For the bullish read, we appear to have the bulls in total control. If we can hold above 2165~2166, like earlier today I would seek 2175 and a retest of today’s high at 2181. Above here on good volume especially with the bulls desire to close this election week on a positive note we are not far to test the important all time high 2189~2191.50. Closing above here tomorrow signals the start of a longer term bull trend which may dove tail into the “Santa Rally” and for the interim, targets 2199 then 2205 and 2212 in that order.

Cam Pivots for Nov 11th, 2016

R3=2197.75 | R2=2183.75 || R1=2175.25 | S1=2158.25 || S2=2149.75 | S3= 2135.75

News related to the US Market and a basket of currencies in the Globex Session

Nov 11th 2016 Updated at 10:33 pm EDT on Nov 10th 2016

Asian shares stumbled on Friday and emerging market currencies skidded as investors feared higher interest rates under incoming President Donald Trump will spark capital outflows from the region.

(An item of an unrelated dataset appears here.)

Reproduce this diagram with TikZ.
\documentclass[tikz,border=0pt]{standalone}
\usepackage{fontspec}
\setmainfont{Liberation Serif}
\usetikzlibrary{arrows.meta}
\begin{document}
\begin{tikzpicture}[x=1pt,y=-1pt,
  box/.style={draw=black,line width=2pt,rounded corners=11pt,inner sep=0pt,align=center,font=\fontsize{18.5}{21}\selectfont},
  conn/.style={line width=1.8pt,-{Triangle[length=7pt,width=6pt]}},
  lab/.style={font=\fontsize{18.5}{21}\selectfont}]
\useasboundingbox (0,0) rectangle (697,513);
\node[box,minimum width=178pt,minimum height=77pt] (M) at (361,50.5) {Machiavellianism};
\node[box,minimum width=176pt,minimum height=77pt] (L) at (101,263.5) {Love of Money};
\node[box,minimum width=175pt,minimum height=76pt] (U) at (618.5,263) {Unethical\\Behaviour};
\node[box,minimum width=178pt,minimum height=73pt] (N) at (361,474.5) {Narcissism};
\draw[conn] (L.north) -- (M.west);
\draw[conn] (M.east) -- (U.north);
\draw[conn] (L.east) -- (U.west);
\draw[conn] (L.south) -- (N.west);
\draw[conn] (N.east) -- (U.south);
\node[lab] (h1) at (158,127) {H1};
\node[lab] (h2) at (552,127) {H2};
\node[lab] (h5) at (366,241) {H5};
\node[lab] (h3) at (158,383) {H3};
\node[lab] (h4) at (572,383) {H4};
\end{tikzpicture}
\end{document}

MSCI’s broadest index of Asia-Pacific shares outside Japan fell 1.4 percent as U.S. bond yields continued to soar on views that Trump’s spending plans will push up inflation, possibly triggering more aggressive rate hikes by the Federal Reserve. Emerging markets bore the brunt of selling, with Indonesian shares slumping 3 percent while the rupiah currency fell more than 2.5 percent to 4-1/2-month lows. The Mexico peso, sank to near its record low hit after Trump’s surprise sweep to power. Japan’s Nikkei bucked the trend, rising more than 1 percent to 6-1/2-month highs the yen weakened against the firming dollar.

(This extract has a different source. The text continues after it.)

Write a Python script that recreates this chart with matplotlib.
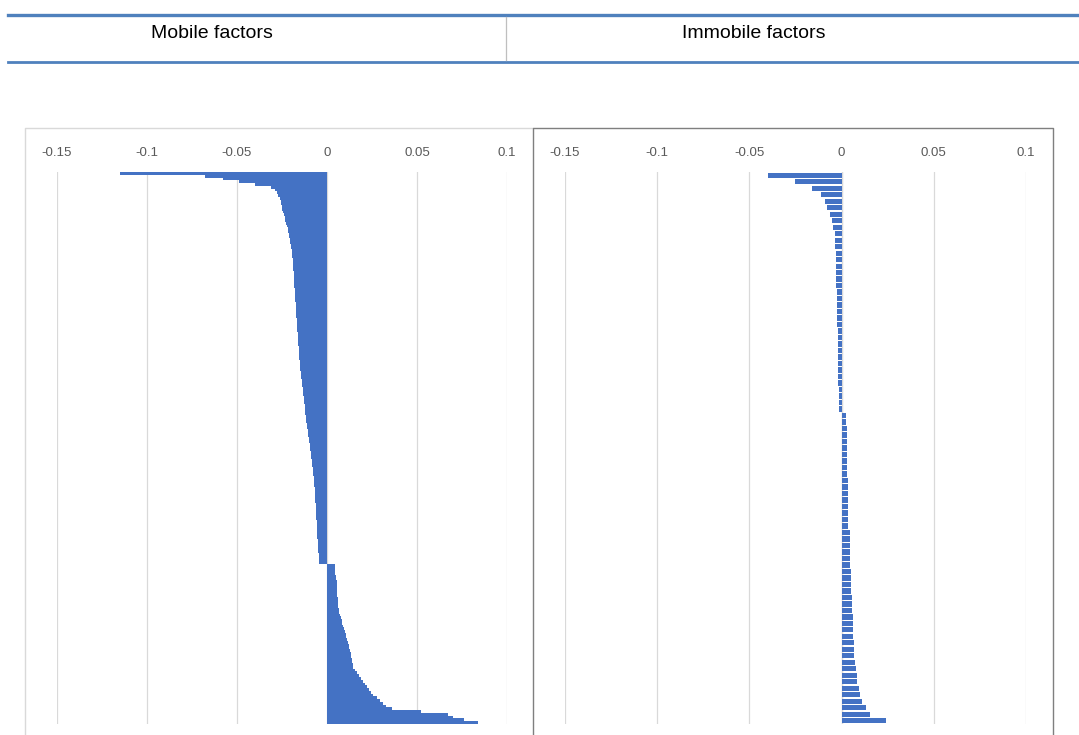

On Wall Street, the U.S. S&P 500 Index rose 0.2 percent while the Dow Jones industrial average jumped 1.2 percent, smashing through its previous record high set in August by almost 1 percent. In contrast, the technology-heavy Nasdaq fell 0.8 percent, with Apple dropping 2.8 percent, hit by fears that Trump’s immigration policy could prevent Silicon Valley from attracting talent from around the world as it does now.

The financial sector surged 3.7 percent to its highest since the 2008 global financial crisis, as Trump has sided with leading conservatives in calling for the repeal of the 2010 Dodd-Frank Financial Reform Act largely opposed by banks. U.S. bond markets have also seen dramatic moves since Trump’s victory, with the 10-year U.S. Treasury yield hitting their highest levels in 10 months. Expectations that his policy stance – from protectionism and fiscal expansion – will boost inflation have been driving the surge in U.S. yields. The 10-year U.S. yield rose to 2.15 percent, almost 30 basis points, or 0.30 percentage point, above its levels around 1.86 percent just before the U.S. election on Tuesday. The 30-year yield rose 38 basis points, posting its biggest weekly jump since 2009 before a U.S. market holiday on Friday. Soaring U.S. yields have been a boon to dollar bulls. The euro dipped to $1.0908, compared to $1.1025 before the U.S. elections.

The dollar strengthened sharply against the yen, which has traditionally a strong inverse correlation with U.S. yields because higher U.S. yields encourage Japanese investors to buy more U.S. debt. The dollar rose to as high as 106.95 yen, its highest since late July, compared to around 105.15 yen before the elections. It eased back to 106.38 yen on Friday.

However, emerging market currencies were hammered by concerns investors could pull back their funds out of higher-yielding emerging assets and move them back to the U.S. Apart from the Indonesian rupiah, the Mexico peso has fallen 7.5 percent so far this week, hit by Trump’s threat to scrap the country’s key free trade agreement with the United States and build a massive wall along the border. The Brazilian real shed 5 percent on Thursday to a five-month low, while its benchmark Bovespa stock index slumped 3.3 percent. The South Korean won fell to its lowest level in more than four months on the dollar’s strength and concerns about Trump’s foreign policy and his commitment to security in East Asia.

Markets are expecting the U.S. Federal Reserve to go ahead with a rate hike in December after U.S. markets quickly stabilized from the initial Trump election shock. The money market futures are pricing in about 75 percent chance of a rate hike. In a remarkable shift of sentiment, the market is also now starting to price in a chance of a rate hike by the European Central Bank for the first time since 2011.